U.S. HISTORY MUSEUMS ARE IN THE HEADLINES. Renovation work has begun on the church in Montgomery, Alabama where Martin Luther King Jr., then 26, was first selected for a leadership position in the civil-rights movement, in 1955, the Associated Press reports. With federal funding, the plan is for the former Mt. Zion AME to become a museum. King was nominated for the role in the Montgomery Improvement Association on the same day that the pivotal bus boycott began in the city. Meanwhile, in Henning, Tennessee, the Alex Haley Museum and Interpretive Center just marked the completion of a renovation, the AP reports, timed to the 100th birthday of Haley, the author of the novel Roots: The Saga of an American Family (1976). Tomorrow is the 55th anniversary of the book’s release. In 1977, it became a television mini-series that was watched by some 130 million, expanding interest in African American history.
The Digest
The Korean artist Kim Guiline, a major figure in the country’s monochrome painting movement, has died at the age of 85. A longtime resident of France, Kim had shows in recent years at Lehmann Maupin in New York and Gallery Hyundai in Seoul. [The Korea Times]

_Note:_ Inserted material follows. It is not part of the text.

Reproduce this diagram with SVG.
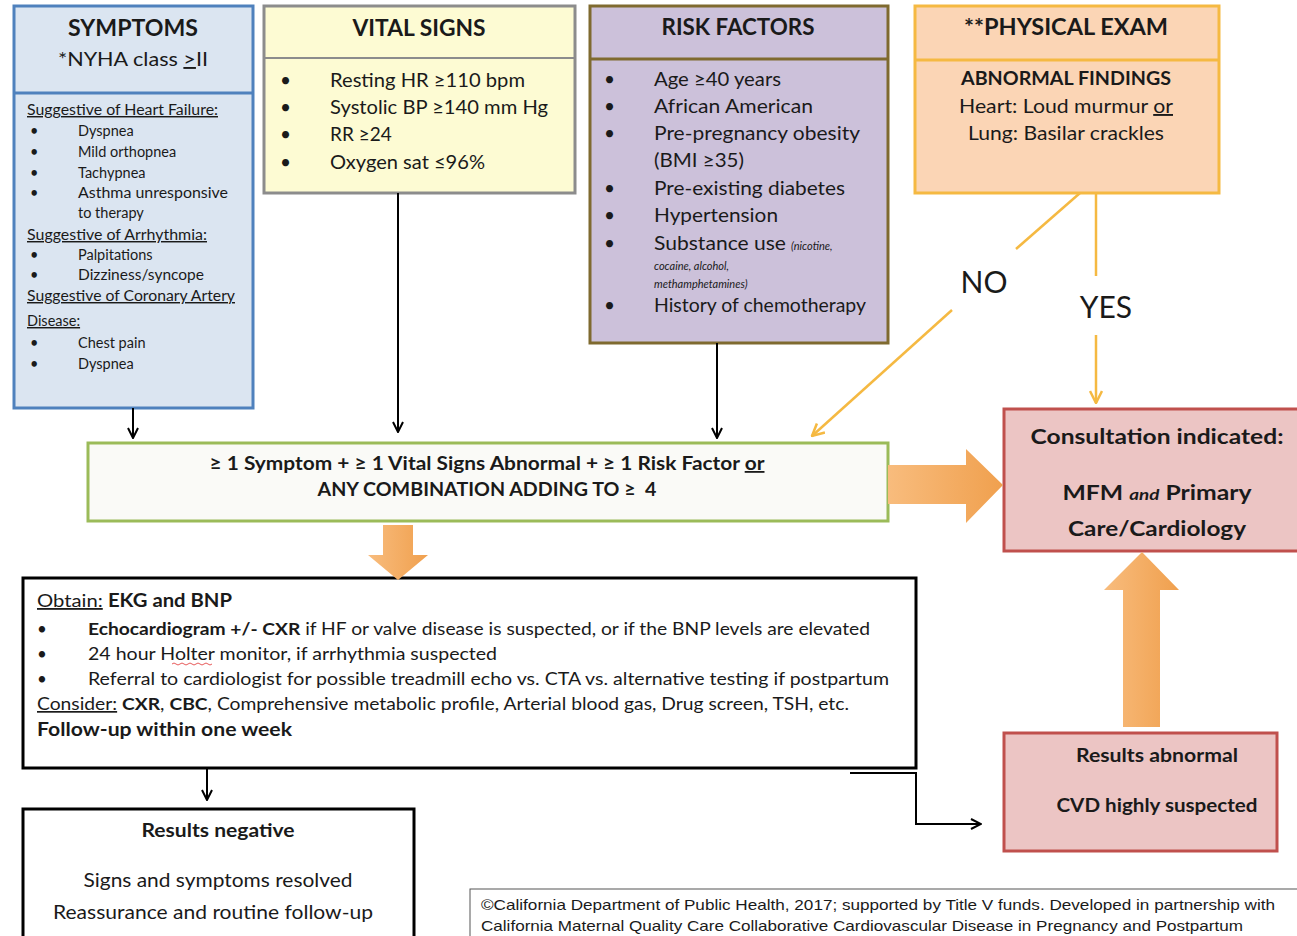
<svg xmlns="http://www.w3.org/2000/svg" width="1297" height="936" viewBox="0 0 1297 936">
<style>
text{font-family:Lato,"Open Sans","Liberation Sans",sans-serif;fill:#1a1a1a}
text.ar{font-family:"Liberation Sans",Arial,sans-serif;font-size:14.5px}
.b{font-weight:bold}
.u{text-decoration:underline}
.t{font-size:22px;font-weight:bold;text-anchor:middle}
.s{font-size:14.5px}
.v{font-size:19px}
.m{font-size:17px}
.c{text-anchor:middle}
.ln{fill:none;stroke:#000;stroke-width:2}
.yl{fill:none;stroke:#f5b942;stroke-width:2.5}
</style>
<defs>
<marker id="ab" viewBox="0 0 12 12" refX="11" refY="6" markerWidth="12" markerHeight="12" markerUnits="userSpaceOnUse" orient="auto"><path d="M1,1 L11,6 L1,11" fill="none" stroke="#000" stroke-width="2"/></marker>
<marker id="ay" viewBox="0 0 14 14" refX="13" refY="7" markerWidth="14" markerHeight="14" markerUnits="userSpaceOnUse" orient="auto"><path d="M1,1 L13,7 L1,13" fill="none" stroke="#f5b942" stroke-width="2.5"/></marker>
<linearGradient id="og" x1="0" y1="0" x2="1" y2="0"><stop offset="0" stop-color="#f8bc7d"/><stop offset="1" stop-color="#f0a04e"/></linearGradient>
</defs>

<g id="symptoms">
<rect x="14" y="6" width="239" height="402" fill="#dbe5f1" stroke="#4f81bd" stroke-width="3"/>
<line x1="14" y1="93" x2="253" y2="93" stroke="#4f81bd" stroke-width="3"/>
<text x="133" y="36" class="t" textLength="130" lengthAdjust="spacingAndGlyphs">SYMPTOMS</text>
<text x="133" y="66" class="c" font-size="19" textLength="150" lengthAdjust="spacingAndGlyphs">*NYHA class  <tspan class="u">&gt;</tspan>II</text>
<text x="27" y="115" class="s u" textLength="191" lengthAdjust="spacingAndGlyphs">Suggestive of Heart Failure:</text>
<text x="30" y="136" class="s">•</text><text x="78" y="136" class="s">Dyspnea</text>
<text x="30" y="157" class="s">•</text><text x="78" y="157" class="s">Mild orthopnea</text>
<text x="30" y="178" class="s">•</text><text x="78" y="178" class="s">Tachypnea</text>
<text x="30" y="198" class="s">•</text><text x="78" y="198" class="s" textLength="150" lengthAdjust="spacingAndGlyphs">Asthma unresponsive</text>
<text x="78" y="218" class="s">to therapy</text>
<text x="27" y="240" class="s u" textLength="180" lengthAdjust="spacingAndGlyphs">Suggestive of Arrhythmia:</text>
<text x="30" y="260" class="s">•</text><text x="78" y="260" class="s">Palpitations</text>
<text x="30" y="280" class="s">•</text><text x="78" y="280" class="s" textLength="126" lengthAdjust="spacingAndGlyphs">Dizziness/syncope</text>
<text x="27" y="301" class="s u" textLength="208" lengthAdjust="spacingAndGlyphs">Suggestive of Coronary Artery</text>
<text x="27" y="326" class="s u">Disease:</text>
<text x="30" y="348" class="s">•</text><text x="78" y="348" class="s">Chest pain</text>
<text x="30" y="369" class="s">•</text><text x="78" y="369" class="s">Dyspnea</text>
</g>

<g id="vital-signs">
<rect x="264" y="6" width="311" height="187" fill="#fdfbd3" stroke="#8c8c8c" stroke-width="3"/>
<line x1="264" y1="58" x2="575" y2="58" stroke="#8c8c8c" stroke-width="2"/>
<text x="419" y="36" class="t" textLength="133" lengthAdjust="spacingAndGlyphs">VITAL SIGNS</text>
<text x="280" y="87" class="v">•</text><text x="330" y="87" class="v" textLength="195" lengthAdjust="spacingAndGlyphs">Resting HR ≥110 bpm</text>
<text x="280" y="114" class="v">•</text><text x="330" y="114" class="v" textLength="218" lengthAdjust="spacingAndGlyphs">Systolic BP ≥140 mm Hg</text>
<text x="280" y="141" class="v">•</text><text x="330" y="141" class="v">RR ≥24</text>
<text x="280" y="169" class="v">•</text><text x="330" y="169" class="v" textLength="155" lengthAdjust="spacingAndGlyphs">Oxygen sat ≤96%</text>
</g>

<g id="risk-factors">
<rect x="590" y="6" width="298" height="337" fill="#ccc1da" stroke="#7f6a2f" stroke-width="3"/>
<line x1="590" y1="59" x2="888" y2="59" stroke="#7f6a2f" stroke-width="3"/>
<text x="738" y="35" class="t" textLength="153" lengthAdjust="spacingAndGlyphs">RISK FACTORS</text>
<text x="604" y="86" class="v">•</text><text x="654" y="86" class="v" textLength="127" lengthAdjust="spacingAndGlyphs">Age ≥40 years</text>
<text x="604" y="113" class="v">•</text><text x="654" y="113" class="v" textLength="159" lengthAdjust="spacingAndGlyphs">African American</text>
<text x="604" y="140" class="v">•</text><text x="654" y="140" class="v" textLength="206" lengthAdjust="spacingAndGlyphs">Pre-pregnancy obesity</text>
<text x="654" y="167" class="v" textLength="90" lengthAdjust="spacingAndGlyphs">(BMI ≥35)</text>
<text x="604" y="195" class="v">•</text><text x="654" y="195" class="v" textLength="191" lengthAdjust="spacingAndGlyphs">Pre-existing diabetes</text>
<text x="604" y="222" class="v">•</text><text x="654" y="222" class="v" textLength="124" lengthAdjust="spacingAndGlyphs">Hypertension</text>
<text x="604" y="250" class="v">•</text><text x="654" y="250" class="v" textLength="132" lengthAdjust="spacingAndGlyphs">Substance use</text>
<text x="791" y="250" font-size="11" font-style="italic">(nicotine,</text>
<text x="654" y="270" font-size="11" font-style="italic">cocaine, alcohol,</text>
<text x="654" y="288" font-size="11" font-style="italic">methamphetamines)</text>
<text x="604" y="312" class="v">•</text><text x="654" y="312" class="v" textLength="212" lengthAdjust="spacingAndGlyphs">History of chemotherapy</text>
</g>

<g id="physical-exam">
<rect x="915" y="6" width="304" height="187" fill="#fbd5b5" stroke="#f5b942" stroke-width="3"/>
<line x1="915" y1="60" x2="1219" y2="60" stroke="#f5b942" stroke-width="3"/>
<text x="1066" y="35" class="t" textLength="204" lengthAdjust="spacingAndGlyphs">**PHYSICAL EXAM</text>
<text x="1066" y="85" class="c b" font-size="18" textLength="210" lengthAdjust="spacingAndGlyphs">ABNORMAL FINDINGS</text>
<text x="1066" y="113" class="c" font-size="19" textLength="214" lengthAdjust="spacingAndGlyphs">Heart: Loud murmur <tspan class="u">or</tspan></text>
<text x="1066" y="140" class="c" font-size="19" textLength="196" lengthAdjust="spacingAndGlyphs">Lung: Basilar crackles</text>
</g>

<g id="criteria">
<rect x="88" y="443" width="800" height="78" fill="#fafaf7" stroke="#9bbb59" stroke-width="3"/>
<text x="487" y="470" class="c b" font-size="18" textLength="555" lengthAdjust="spacingAndGlyphs">≥ 1 Symptom + ≥ 1 Vital Signs Abnormal + ≥ 1 Risk Factor <tspan class="u">or</tspan></text>
<text x="487" y="496" class="c b" font-size="18" textLength="339" lengthAdjust="spacingAndGlyphs" xml:space="preserve">ANY COMBINATION ADDING TO ≥  4</text>
</g>

<g id="consultation">
<rect x="1004" y="409" width="296" height="142" fill="#ecc5c4" stroke="#c0504d" stroke-width="3"/>
<text x="1157" y="444" class="c b" font-size="21" textLength="253" lengthAdjust="spacingAndGlyphs">Consultation indicated:</text>
<text x="1157" y="500" class="c b" font-size="21" textLength="189" lengthAdjust="spacingAndGlyphs">MFM <tspan font-style="italic" font-size="16">and</tspan> Primary</text>
<text x="1157" y="536" class="c b" font-size="21" textLength="178" lengthAdjust="spacingAndGlyphs">Care/Cardiology</text>
</g>

<g id="obtain">
<rect x="23" y="578" width="893" height="190" fill="#fff" stroke="#000" stroke-width="3"/>
<text x="37" y="607" font-size="18" textLength="195" lengthAdjust="spacingAndGlyphs"><tspan class="u">Obtain:</tspan> <tspan class="b">EKG and BNP</tspan></text>
<text x="37" y="635" class="m">•</text><text x="88" y="635" class="m" textLength="782" lengthAdjust="spacingAndGlyphs"><tspan class="b">Echocardiogram +/- CXR</tspan> if HF or valve disease is suspected, or if the BNP levels are elevated</text>
<text x="37" y="660" class="m">•</text><text x="88" y="660" class="m" textLength="409" lengthAdjust="spacingAndGlyphs">24 hour Holter monitor, if arrhythmia suspected</text>
<path d="M172,664 q2,-2 4,0 t4,0 t4,0 t4,0 t4,0 t4,0 t4,0 t4,0 t4,0 t4,0" fill="none" stroke="#e03030" stroke-width="0.8"/>
<text x="37" y="685" class="m">•</text><text x="88" y="685" class="m" textLength="801" lengthAdjust="spacingAndGlyphs">Referral to cardiologist for possible treadmill echo vs. CTA vs. alternative testing if postpartum</text>
<text x="37" y="710" class="m" textLength="812" lengthAdjust="spacingAndGlyphs"><tspan class="u">Consider:</tspan> <tspan class="b">CXR</tspan>, <tspan class="b">CBC</tspan>, Comprehensive metabolic profile, Arterial blood gas, Drug screen, TSH, etc.</text>
<text x="37" y="736" class="b" font-size="18" textLength="255" lengthAdjust="spacingAndGlyphs">Follow-up within one week</text>
</g>

<g id="results-abnormal">
<rect x="1004" y="733" width="273" height="118" fill="#ecc5c4" stroke="#c0504d" stroke-width="3"/>
<text x="1157" y="762" class="c b" font-size="18" textLength="162" lengthAdjust="spacingAndGlyphs">Results abnormal</text>
<text x="1157" y="812" class="c b" font-size="18" textLength="201" lengthAdjust="spacingAndGlyphs">CVD highly suspected</text>
</g>

<g id="results-negative">
<rect x="23" y="809" width="391" height="140" fill="#fff" stroke="#000" stroke-width="3"/>
<text x="218" y="837" class="c b" font-size="18" textLength="153" lengthAdjust="spacingAndGlyphs">Results negative</text>
<text x="218" y="887" class="c" font-size="19" textLength="269" lengthAdjust="spacingAndGlyphs">Signs and symptoms resolved</text>
<text x="213" y="919" class="c" font-size="19" textLength="320" lengthAdjust="spacingAndGlyphs">Reassurance and routine follow-up</text>
</g>

<g id="footer">
<rect x="470" y="889" width="835" height="60" fill="#fff" stroke="#555" stroke-width="1"/>
<text x="481" y="910" class="ar" textLength="794" lengthAdjust="spacingAndGlyphs">©California Department of Public Health, 2017; supported by Title V funds. Developed in partnership with</text>
<text x="481" y="931" class="ar" textLength="762" lengthAdjust="spacingAndGlyphs">California Maternal Quality Care Collaborative Cardiovascular Disease in Pregnancy and Postpartum</text>
</g>

<g id="connectors">
<line x1="133" y1="408" x2="133" y2="438" class="ln" marker-end="url(#ab)"/>
<line x1="398" y1="193" x2="398" y2="432" class="ln" marker-end="url(#ab)"/>
<line x1="717" y1="343" x2="717" y2="438" class="ln" marker-end="url(#ab)"/>
<line x1="207" y1="768" x2="207" y2="800" class="ln" marker-end="url(#ab)"/>
<polyline points="850,773 916,773 916,824 981,824" class="ln" marker-end="url(#ab)"/>
<line x1="1080" y1="193" x2="1016" y2="249" class="yl"/>
<line x1="952" y1="310" x2="812" y2="436" class="yl" marker-end="url(#ay)"/>
<line x1="1096" y1="193" x2="1096" y2="276" class="yl"/>
<line x1="1096" y1="335" x2="1096" y2="403" class="yl" marker-end="url(#ay)"/>
<text x="984" y="293" class="c" font-size="30">NO</text>
<text x="1106" y="318" class="c" font-size="30">YES</text>
<path d="M888,465 L966,465 L966,449 L1003,485 L966,523 L966,504 L888,504 Z" fill="url(#og)"/>
<path d="M383,525 L413,525 L413,555 L428,555 L398,580 L368,555 L383,555 Z" fill="url(#og)"/>
<path d="M1123,727 L1123,590 L1104,590 L1142,552 L1179,590 L1160,590 L1160,727 Z" fill="url(#og)"/>
</g>
</svg>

Next month, Sotheby’s will offer more than 100 works of Meissen porcelain from the fabled Oppenheimer collection, which was restituted by the Netherlands in 2015. Auction records may be smashed. “It’s one of the great collections to come—certainly in living memory, or at least in postwar memory,” the dealer Michele Beiny said. [Bloomberg]
It’s official: Banksy confirmed on Instagram that he is responsible for 10 artworks that have popped up along the east coast of England this summer. The anonymous artist has titled the series “A Great British Spraycation.” Ha! [BBC News]
Tough break for those hoping to use Pornhub’s Classic Nudes museum guides to seek out salacious artworks at the Louvre, the Prado, and the Uffizi: Following complaints from those institutions, the adult-video site removed those materials. However, other museums are still featured. [ARTnews]
Seven- and eight-figure sales of NFTs have shocked some art-market watchers, but many teenage artists are also selling work for considerably smaller sums (like two figures), earning some spending money and building a following. “I just graduated high school,” Randi Hipper, aka Miss Teen Crypto, said. “My plan is to go full-time crypto.” [The New York Times]
New York dealer Georges Bergès defended the prices he is charging for works by emerging artist Hunter Biden (up to $500,000!), which many experts have said are rather high. Said Bergès, “I believe Hunter’s art is special—it has a profound energy that for me brings hope, and assurances for a better future; and I ask myself, how much is that worth to you?” [The New York Times]
The Kicker
‘THE MOST DEGRADING FORM OF ACTIVITY THAT ONE COULD IMAGINE.’ That is how Michael M. Thomas, the art historian-turned-investment banker-turned-novelist, described working on Wall Street. Thomas, who made his name as an acerbic writer after departing Lehman Brothers in the 1970s, has died at 85, the New York Times reports. He was also an assistant curator of European painting at the Metropolitan Museum of Art early in his career, and as a trustee of the Robert Lehman Foundation , was involved in publishing a 15-volume catalogue of Lehman’s donations to the museum. He left his art-book collection to Brooklyn College. [The New York Times]
Thank you for reading. We’ll see you tomorrow.